Young’s experience in retail drives her to make sure her artwork remains accessible to local customers and those beyond the delta region.  L.Young Studio has a presence on the web at her website, www.lyoungstudio.com, and on etsy.com.  Her work is available at these fine interior shops:  Haven in Monroe, Townsend House in Ruston, Lewis Gifts in Shreveport, Grandmother’s Buttons in St.
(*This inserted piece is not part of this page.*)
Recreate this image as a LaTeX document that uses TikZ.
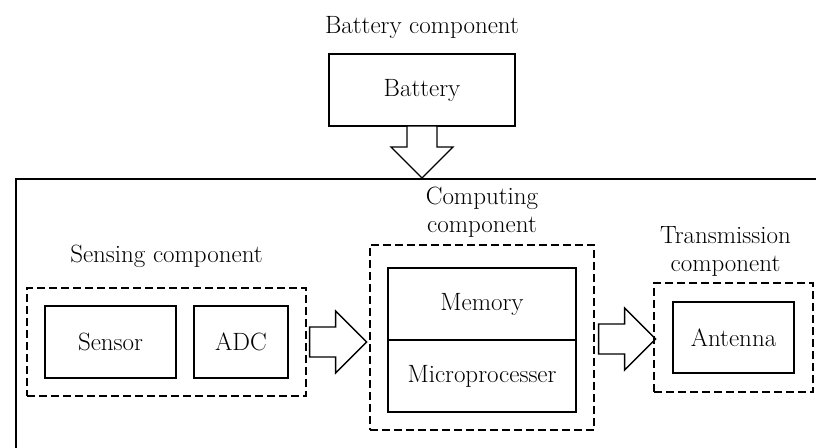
\documentclass[tikz,border=0pt]{standalone}
\usepackage{tikz}
\usetikzlibrary{positioning,fit}
\tikzset{
  block/.style={rectangle, draw=black, line width=1.6pt, outer sep=0pt,
                align=center, minimum height=72pt},
  dashgroup/.style={rectangle, draw=black, line width=1.1pt,
                dash pattern=on 8pt off 4pt, inner sep=18pt},
  caption/.style={inner sep=0pt, align=center},
  pics/fatarrow/.style={code={
    \draw[line width=1.4pt, fill=white]
      (0,-15) -- ({#1-31},-15) -- ({#1-31},-31) -- (#1,0)
      -- ({#1-31},31) -- ({#1-31},15) -- (0,15) -- cycle;
  }},
}
\begin{document}
\begin{tikzpicture}[x=1pt, y=-1pt, font=\fontsize{25}{28}\selectfont]
\useasboundingbox (0,0) rectangle (816,447);
% battery
\node[block, minimum width=186pt] (bat) at (422,90) {Battery};
\node[caption, above=15pt of bat] (batlbl) {Battery component};
% system frame
\draw[line width=1.2pt] (16,179) rectangle (860,480);
\path (bat.south) pic[rotate=-90] {fatarrow=52};
% sensing
\node[block, minimum width=131pt] (sensor) at (110.5,342) {Sensor};
\node[block, minimum width=94pt, right=18pt of sensor] (adc) {ADC};
\node[dashgroup, fit=(sensor)(adc)] (sensgrp) {};
\node[caption, above=20pt of sensgrp] (senslbl) {Sensing component};
\path (sensgrp.east) ++(3,0) pic {fatarrow=57};
% computing
\node[block, minimum width=188pt] (mem) at (482,304) {Memory};
\node[block, minimum width=188pt, below=0pt of mem] (micro) {Microprocesser};
\node[dashgroup, inner ysep=20.5pt, yshift=2.5pt, fit=(mem)(micro)] (compgrp) {};
\node[caption, above=7pt of compgrp] (complbl) {Computing\\component};
\path (compgrp.east) ++(4,1.5) pic {fatarrow=57};
% transmission
\node[block, minimum width=121pt, minimum height=71pt] (ant) at (733.5,337.5) {Antenna};
\node[dashgroup, inner sep=19pt, fit=(ant)] (trangrp) {};
\node[caption, above=6pt of trangrp, xshift=-8pt] (tranlbl) {Transmission\\component};
\end{tikzpicture}
\end{document}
Francisville and John Ward Gifts and Interiors in Alexandria.

What began with a dedicated local following grew quickly, and Young began to receive requests that other states have representation in the collections.  It wasn’t long before she was commissioned to create artwork in her signature collage format that portray other countries in various parts of the world that have special meaning to a specific collector.  It is a challenge and an adventure that the artist enjoys.
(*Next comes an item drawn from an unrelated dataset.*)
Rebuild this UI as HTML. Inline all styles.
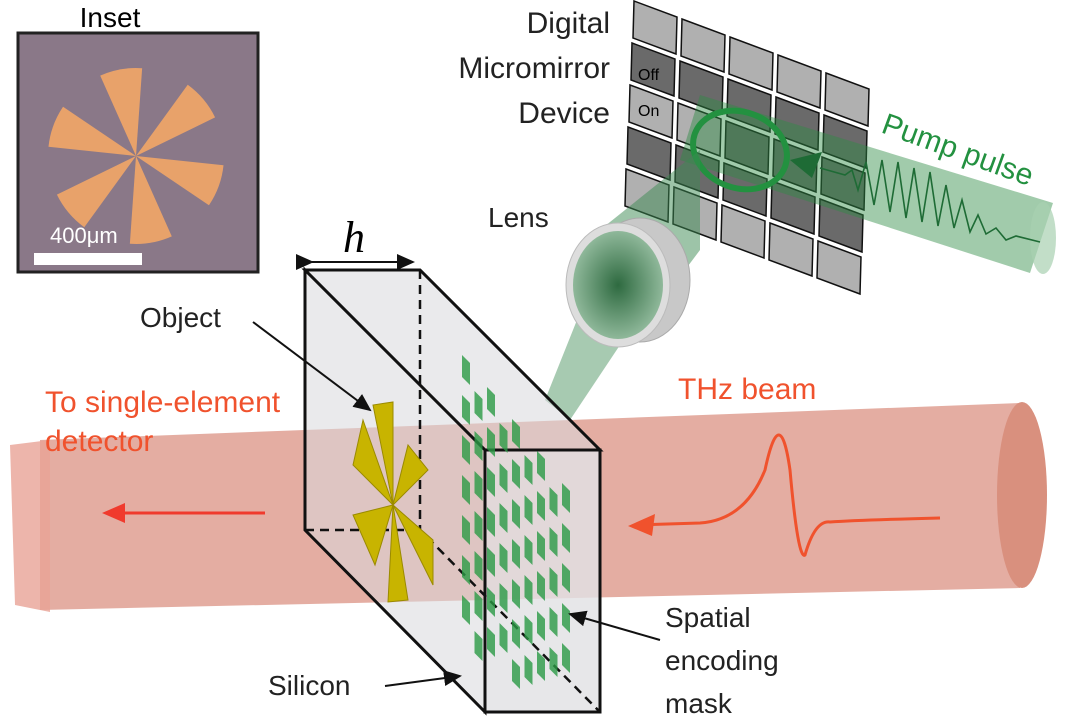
<!DOCTYPE html>
<html><head><meta charset="utf-8"><style>
body{margin:0;background:#fff;width:1070px;height:716px;overflow:hidden}
svg{display:block;font-family:"Liberation Sans",sans-serif}
</style></head><body>
<svg width="1070" height="716" viewBox="0 0 1070 716">
<defs>
<radialGradient id="lensg" cx="0.5" cy="0.5" r="0.5"><stop offset="0" stop-color="#2e6a40"/><stop offset="1" stop-color="#8fb89a"/></radialGradient>
<marker id="ak" markerWidth="10" markerHeight="10" refX="8" refY="5" orient="auto"><path d="M0,1 L9,5 L0,9 z" fill="#111"/></marker>
</defs>

<!-- Inset -->
<g>
<text x="110" y="27" font-size="28" text-anchor="middle">Inset</text>
<rect x="18" y="33" width="240" height="239" fill="#8a7888" stroke="#222" stroke-width="3"/>
<g id="insetBlades" fill="#e8a26a"></g>
<text x="50" y="243" font-size="22" fill="#fff">400μm</text>
<rect x="34" y="253" width="108" height="12" fill="#fff"/>
</g>

<!-- DMD labels -->
<g font-size="30" text-anchor="end" fill="#222">
<text x="610" y="33">Digital</text><text x="610" y="78">Micromirror</text><text x="610" y="123">Device</text>
</g>

<g id="dmd"></g>

<!-- pump beam -->
<path d="M700,95 L1053,203 L1030,273 L680,160 Z" fill="#2e8b45" opacity="0.45"/>
<ellipse cx="1043" cy="238" rx="13" ry="36" fill="#a8d0b0" opacity="0.7"/>
<path d="M820,168 L845,175 L852,170 858,190 866,162 874,205 882,160 890,212 898,162 906,218 914,168 922,222 930,172 938,226 946,185 954,228 962,200 970,232 978,215 986,234 996,228 1006,240 1016,236 1040,242" fill="none" stroke="#1e6b35" stroke-width="1.6"/>
<path d="M790,160 L822,152 L812,178 Z" fill="#1e6b35"/>
<ellipse cx="740" cy="150" rx="48" ry="38" transform="rotate(20 740 150)" fill="none" stroke="#239140" stroke-width="6"/>
<text x="880" y="132" font-size="30" fill="#239140" transform="rotate(20 880 132)">Pump pulse</text>

<!-- lens + cone -->
<path d="M600,230 L700,150 L700,250 L640,330 Z" fill="#3c8a52" opacity="0.5"/>
<path d="M585,300 L650,300 L570,420 L545,400 Z" fill="#3c8a52" opacity="0.45"/>
<ellipse cx="640" cy="280" rx="50" ry="62" fill="#c8c8c8" stroke="#aaa"/>
<ellipse cx="618" cy="285" rx="52" ry="62" fill="#ddd" stroke="#bbb"/>
<ellipse cx="618" cy="285" rx="45" ry="54" fill="url(#lensg)"/>
<text x="488" y="227" font-size="28" fill="#222">Lens</text>

<!-- THz beam -->
<path d="M40,440 L1020,403 L1020,588 L40,610 Z" fill="#d98a7a" opacity="0.7"/>
<ellipse cx="1022" cy="495" rx="25" ry="93" fill="#d9907e"/>
<path d="M10,445 L50,440 L50,612 L15,605 Z" fill="#e8a296" opacity="0.8"/>
<text x="678" y="399" font-size="30" fill="#f0522d">THz beam</text>
<text x="45" y="412" font-size="30" fill="#f0522d">To single-element</text>
<text x="45" y="451" font-size="30" fill="#f0522d">detector</text>
<path d="M635,525 L700,523 Q745,520 765,470 Q780,400 790,470 Q798,560 805,555 Q815,520 830,522 Q860,520 940,518" fill="none" stroke="#f0522d" stroke-width="3"/>
<path d="M628,526 L655,514 L652,536 Z" fill="#f0522d"/>
<line x1="265" y1="513" x2="120" y2="513" stroke="#f03a2d" stroke-width="3"/>
<path d="M102,513 L125,503 L125,523 Z" fill="#f03a2d"/>

<!-- slab -->
<g>
<path d="M305,270 L420,270 L600,450 L600,712 L485,712 L305,530 Z" fill="#d8d8dc" opacity="0.55"/>
<path d="M485,450 L600,450 L600,712 L485,712 Z" fill="#e4e4e8" opacity="0.6"/>
<path d="M305,270 L420,270 L600,450 L485,450 Z M305,270 L305,530 L485,712 L485,450 Z" fill="none" stroke="#111" stroke-width="3"/>
<rect x="485" y="450" width="115" height="262" fill="none" stroke="#111" stroke-width="3"/>
<path d="M420,270 L420,530 L600,712 M305,530 L420,530" fill="none" stroke="#111" stroke-width="2.5" stroke-dasharray="9,6"/>
</g>
<g id="mask"></g>
<!-- object -->
<g fill="#c8b400" stroke="#9a8a00" transform="translate(393,505)">
<path d="M0,0 L-20,-100 L0,-103 Z"/><path d="M0,0 L15,-60 L35,-35 Z"/><path d="M0,0 L40,35 L40,80 Z"/>
<path d="M0,0 L15,95 L-5,97 Z"/><path d="M0,0 L-18,60 L-40,10 Z"/><path d="M0,0 L-40,-40 L-30,-85 Z"/>
</g>
<g font-size="44" font-family="Liberation Serif,serif" font-style="italic"><text x="343" y="252">h</text></g>
<path d="M312,262 L413,262" stroke="#111" stroke-width="2" marker-end="url(#ak)" marker-start="url(#ak)"/>

<g font-size="28" fill="#222">
<text x="140" y="327">Object</text>
<text x="268" y="695">Silicon</text>
<text x="665" y="627">Spatial</text>
<text x="665" y="670">encoding</text>
<text x="665" y="713">mask</text>
</g>
<g stroke="#111" stroke-width="2" fill="none">
<path d="M253,322 L370,410" marker-end="url(#ak)"/>
<path d="M385,686 L460,676" marker-end="url(#ak)"/>
<path d="M660,640 L570,614" marker-end="url(#ak)"/>
</g>
</svg>
<script>
const NS='http://www.w3.org/2000/svg';
const dmd=document.getElementById('dmd');
const pattern=[[0,0,0,0,0],[1,1,1,1,1],[0,0,1,1,1],[1,1,1,1,1],[0,0,0,0,0]];
for(let r=0;r<5;r++)for(let c=0;c<5;c++){
 const x=634+c*48-r*2,y=1+c*18+r*42;
 const p=document.createElementNS(NS,'path');
 p.setAttribute('d',`M${x},${y} L${x+43},${y+16} L${x+42},${y+53} L${x-1},${y+37} Z`);
 p.setAttribute('fill',pattern[r][c]?'#6a6a6a':'#b0b0b0');
 p.setAttribute('stroke','#111');p.setAttribute('stroke-width','1.5');
 
 
 dmd.appendChild(p);
}
const t1=document.createElementNS(NS,'text');t1.setAttribute('x',638);t1.setAttribute('y',80);t1.setAttribute('font-size',16);t1.textContent='Off';


dmd.appendChild(t1);
const t2=document.createElementNS(NS,'text');t2.setAttribute('x',638);t2.setAttribute('y',116);t2.setAttribute('font-size',16);t2.textContent='On';


dmd.appendChild(t2);
// inset blades
const ib=document.getElementById('insetBlades');
const cx=136,cy=156,R=88;
for(let k=0;k<6;k++){
 const a1=(-114+k*60)*Math.PI/180,a2=(-86+k*60)*Math.PI/180;
 const p=document.createElementNS(NS,'path');
 p.setAttribute('d',`M${cx},${cy} L${cx+R*Math.cos(a1)},${cy+R*Math.sin(a1)} A${R},${R} 0 0 1 ${cx+R*Math.cos(a2)},${cy+R*Math.sin(a2)} Z`);
 
 
 ib.appendChild(p);
}
const mask=document.getElementById('mask');
for(let r=0;r<14;r++)for(let c=0;c<9;c++){
 if((r+c)%2)continue;
 const x=462+c*12.5,y=355+c*16+r*20;
 if(y>660)continue;
 const p=document.createElementNS(NS,'path');
 p.setAttribute('d',`M${x},${y} L${x+8},${y+8} L${x+8},${y+30} L${x},${y+22} Z`);
 p.setAttribute('fill','#2a9a45');p.setAttribute('opacity','0.8');
 
 
 mask.appendChild(p);
}
</script>
</body></html>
“The fun thing about being online, is that you are in contact with people from everywhere.  I personally don’t have a connection to Budapest, but I have been asked to create artwork for it to add to a personal collection.  It is exciting to meet so many wonderful people from just everywhere,” says Young.  In addition to Budapest, she has also created work that features Germany, Australia, Spain and Mexico.
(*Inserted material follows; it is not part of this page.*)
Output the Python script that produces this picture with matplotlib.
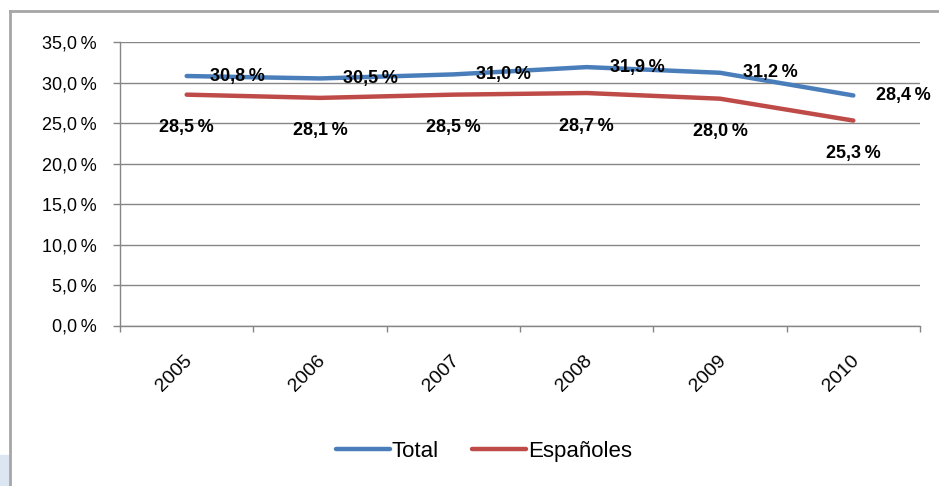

The Louisiana Collection is so popular that it also spawned a companion collection, the Cuisine Collection.  These watercolor prints feature stunning representations of famous southern dishes, like beignets and raw oysters.  Young has also created canvases that feature fleur de lis, initials, birds, bees, butterflies and other local flora and fauna.  While the State Collections would be a phenomenal gift to give or receive during holiday time, Young also has a Holiday Collection that features the Twelve Days of Christmas–southern style.  The elegant 4×4 canvases could be displayed individually as a striking tree ornament or better, as a spectacular collection.  The first in the series presents an adorable bullfrog and reads, “on the first day of Christmas, my Boudreaux gave to me a bullfrog under a Cypress tree.” These whimsical creations are as exquisite as they are playful and will be treasured long after the holiday season has passed.

In her timeless artwork, Young magnificently captures so much of what is memorable about our land–its natural beauty, fascinating history, unique dialects.  Each piece is as individual and extraordinary as a rare Louisiana snowflake. However, the matchless beauty that this endearing local artist creates will never fade.